◆ What you need to do
Send back all the data below, exactly as given.
-- start of Data excerpt --
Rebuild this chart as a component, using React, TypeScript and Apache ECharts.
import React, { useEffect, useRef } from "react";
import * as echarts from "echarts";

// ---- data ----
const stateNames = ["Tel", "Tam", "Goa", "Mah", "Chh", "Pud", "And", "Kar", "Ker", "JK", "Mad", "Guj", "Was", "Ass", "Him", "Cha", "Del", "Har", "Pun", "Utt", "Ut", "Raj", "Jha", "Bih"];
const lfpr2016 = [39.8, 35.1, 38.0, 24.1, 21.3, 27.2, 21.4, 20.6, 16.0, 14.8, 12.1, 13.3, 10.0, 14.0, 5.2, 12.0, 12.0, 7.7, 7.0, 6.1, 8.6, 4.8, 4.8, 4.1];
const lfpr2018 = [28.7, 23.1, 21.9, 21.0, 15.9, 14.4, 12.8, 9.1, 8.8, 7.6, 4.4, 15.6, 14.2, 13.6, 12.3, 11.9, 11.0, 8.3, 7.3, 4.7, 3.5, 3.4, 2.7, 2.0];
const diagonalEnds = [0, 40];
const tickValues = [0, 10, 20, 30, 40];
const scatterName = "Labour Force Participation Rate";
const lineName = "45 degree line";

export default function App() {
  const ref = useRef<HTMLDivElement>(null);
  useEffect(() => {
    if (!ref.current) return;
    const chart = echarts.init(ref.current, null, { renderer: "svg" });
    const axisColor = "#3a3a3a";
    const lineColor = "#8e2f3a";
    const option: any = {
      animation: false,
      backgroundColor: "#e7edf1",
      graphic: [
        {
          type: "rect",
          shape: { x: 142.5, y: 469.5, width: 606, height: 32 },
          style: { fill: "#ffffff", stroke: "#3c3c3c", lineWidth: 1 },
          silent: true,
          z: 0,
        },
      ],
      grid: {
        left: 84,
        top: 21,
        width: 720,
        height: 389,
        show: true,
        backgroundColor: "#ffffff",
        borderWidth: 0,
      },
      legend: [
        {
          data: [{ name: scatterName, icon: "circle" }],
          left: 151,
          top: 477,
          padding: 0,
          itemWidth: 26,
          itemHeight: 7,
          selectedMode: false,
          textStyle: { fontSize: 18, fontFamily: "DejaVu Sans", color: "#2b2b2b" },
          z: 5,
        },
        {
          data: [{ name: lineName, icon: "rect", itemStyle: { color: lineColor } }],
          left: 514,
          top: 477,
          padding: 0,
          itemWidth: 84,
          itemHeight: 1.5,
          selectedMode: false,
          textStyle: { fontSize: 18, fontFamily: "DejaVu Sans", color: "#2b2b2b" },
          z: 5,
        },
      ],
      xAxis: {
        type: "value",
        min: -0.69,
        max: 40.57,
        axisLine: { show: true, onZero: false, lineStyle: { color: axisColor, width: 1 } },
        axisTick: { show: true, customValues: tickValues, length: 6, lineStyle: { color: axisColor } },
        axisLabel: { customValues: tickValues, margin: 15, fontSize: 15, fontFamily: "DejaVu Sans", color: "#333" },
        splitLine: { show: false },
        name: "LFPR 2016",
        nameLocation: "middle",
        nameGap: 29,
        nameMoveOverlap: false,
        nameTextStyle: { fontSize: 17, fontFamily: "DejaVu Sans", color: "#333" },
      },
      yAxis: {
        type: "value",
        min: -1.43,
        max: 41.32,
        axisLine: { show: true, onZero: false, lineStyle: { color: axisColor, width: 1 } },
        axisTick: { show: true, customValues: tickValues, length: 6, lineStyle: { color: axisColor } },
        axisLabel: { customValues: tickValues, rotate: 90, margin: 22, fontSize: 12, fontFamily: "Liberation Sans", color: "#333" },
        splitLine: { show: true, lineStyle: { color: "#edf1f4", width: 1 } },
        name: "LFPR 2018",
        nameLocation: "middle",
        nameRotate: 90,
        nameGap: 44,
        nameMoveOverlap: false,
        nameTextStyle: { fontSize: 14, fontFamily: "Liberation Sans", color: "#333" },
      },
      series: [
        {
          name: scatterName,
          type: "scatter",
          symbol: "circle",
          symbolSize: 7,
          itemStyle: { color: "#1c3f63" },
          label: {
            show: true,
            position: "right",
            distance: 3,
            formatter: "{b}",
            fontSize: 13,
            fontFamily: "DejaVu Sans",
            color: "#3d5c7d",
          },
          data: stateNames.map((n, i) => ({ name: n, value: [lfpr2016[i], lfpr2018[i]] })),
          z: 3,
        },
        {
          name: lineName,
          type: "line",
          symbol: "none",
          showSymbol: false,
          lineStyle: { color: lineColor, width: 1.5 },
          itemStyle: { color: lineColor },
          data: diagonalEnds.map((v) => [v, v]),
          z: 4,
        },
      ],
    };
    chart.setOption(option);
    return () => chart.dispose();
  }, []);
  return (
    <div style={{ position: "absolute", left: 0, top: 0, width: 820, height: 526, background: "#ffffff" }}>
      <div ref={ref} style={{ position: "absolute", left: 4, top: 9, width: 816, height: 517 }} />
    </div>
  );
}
-- end of Data excerpt --
◆ The completed task
Rebuild this chart as a component, using React, TypeScript and Apache ECharts.
import React, { useEffect, useRef } from "react";
import * as echarts from "echarts";

// ---- data ----
const stateNames = ["Tel", "Tam", "Goa", "Mah", "Chh", "Pud", "And", "Kar", "Ker", "JK", "Mad", "Guj", "Was", "Ass", "Him", "Cha", "Del", "Har", "Pun", "Utt", "Ut", "Raj", "Jha", "Bih"];
const lfpr2016 = [39.8, 35.1, 38.0, 24.1, 21.3, 27.2, 21.4, 20.6, 16.0, 14.8, 12.1, 13.3, 10.0, 14.0, 5.2, 12.0, 12.0, 7.7, 7.0, 6.1, 8.6, 4.8, 4.8, 4.1];
const lfpr2018 = [28.7, 23.1, 21.9, 21.0, 15.9, 14.4, 12.8, 9.1, 8.8, 7.6, 4.4, 15.6, 14.2, 13.6, 12.3, 11.9, 11.0, 8.3, 7.3, 4.7, 3.5, 3.4, 2.7, 2.0];
const diagonalEnds = [0, 40];
const tickValues = [0, 10, 20, 30, 40];
const scatterName = "Labour Force Participation Rate";
const lineName = "45 degree line";

export default function App() {
  const ref = useRef<HTMLDivElement>(null);
  useEffect(() => {
    if (!ref.current) return;
    const chart = echarts.init(ref.current, null, { renderer: "svg" });
    const axisColor = "#3a3a3a";
    const lineColor = "#8e2f3a";
    const option: any = {
      animation: false,
      backgroundColor: "#e7edf1",
      graphic: [
        {
          type: "rect",
          shape: { x: 142.5, y: 469.5, width: 606, height: 32 },
          style: { fill: "#ffffff", stroke: "#3c3c3c", lineWidth: 1 },
          silent: true,
          z: 0,
        },
      ],
      grid: {
        left: 84,
        top: 21,
        width: 720,
        height: 389,
        show: true,
        backgroundColor: "#ffffff",
        borderWidth: 0,
      },
      legend: [
        {
          data: [{ name: scatterName, icon: "circle" }],
          left: 151,
          top: 477,
          padding: 0,
          itemWidth: 26,
          itemHeight: 7,
          selectedMode: false,
          textStyle: { fontSize: 18, fontFamily: "DejaVu Sans", color: "#2b2b2b" },
          z: 5,
        },
        {
          data: [{ name: lineName, icon: "rect", itemStyle: { color: lineColor } }],
          left: 514,
          top: 477,
          padding: 0,
          itemWidth: 84,
          itemHeight: 1.5,
          selectedMode: false,
          textStyle: { fontSize: 18, fontFamily: "DejaVu Sans", color: "#2b2b2b" },
          z: 5,
        },
      ],
      xAxis: {
        type: "value",
        min: -0.69,
        max: 40.57,
        axisLine: { show: true, onZero: false, lineStyle: { color: axisColor, width: 1 } },
        axisTick: { show: true, customValues: tickValues, length: 6, lineStyle: { color: axisColor } },
        axisLabel: { customValues: tickValues, margin: 15, fontSize: 15, fontFamily: "DejaVu Sans", color: "#333" },
        splitLine: { show: false },
        name: "LFPR 2016",
        nameLocation: "middle",
        nameGap: 29,
        nameMoveOverlap: false,
        nameTextStyle: { fontSize: 17, fontFamily: "DejaVu Sans", color: "#333" },
      },
      yAxis: {
        type: "value",
        min: -1.43,
        max: 41.32,
        axisLine: { show: true, onZero: false, lineStyle: { color: axisColor, width: 1 } },
        axisTick: { show: true, customValues: tickValues, length: 6, lineStyle: { color: axisColor } },
        axisLabel: { customValues: tickValues, rotate: 90, margin: 22, fontSize: 12, fontFamily: "Liberation Sans", color: "#333" },
        splitLine: { show: true, lineStyle: { color: "#edf1f4", width: 1 } },
        name: "LFPR 2018",
        nameLocation: "middle",
        nameRotate: 90,
        nameGap: 44,
        nameMoveOverlap: false,
        nameTextStyle: { fontSize: 14, fontFamily: "Liberation Sans", color: "#333" },
      },
      series: [
        {
          name: scatterName,
          type: "scatter",
          symbol: "circle",
          symbolSize: 7,
          itemStyle: { color: "#1c3f63" },
          label: {
            show: true,
            position: "right",
            distance: 3,
            formatter: "{b}",
            fontSize: 13,
            fontFamily: "DejaVu Sans",
            color: "#3d5c7d",
          },
          data: stateNames.map((n, i) => ({ name: n, value: [lfpr2016[i], lfpr2018[i]] })),
          z: 3,
        },
        {
          name: lineName,
          type: "line",
          symbol: "none",
          showSymbol: false,
          lineStyle: { color: lineColor, width: 1.5 },
          itemStyle: { color: lineColor },
          data: diagonalEnds.map((v) => [v, v]),
          z: 4,
        },
      ],
    };
    chart.setOption(option);
    return () => chart.dispose();
  }, []);
  return (
    <div style={{ position: "absolute", left: 0, top: 0, width: 820, height: 526, background: "#ffffff" }}>
      <div ref={ref} style={{ position: "absolute", left: 4, top: 9, width: 816, height: 517 }} />
    </div>
  );
}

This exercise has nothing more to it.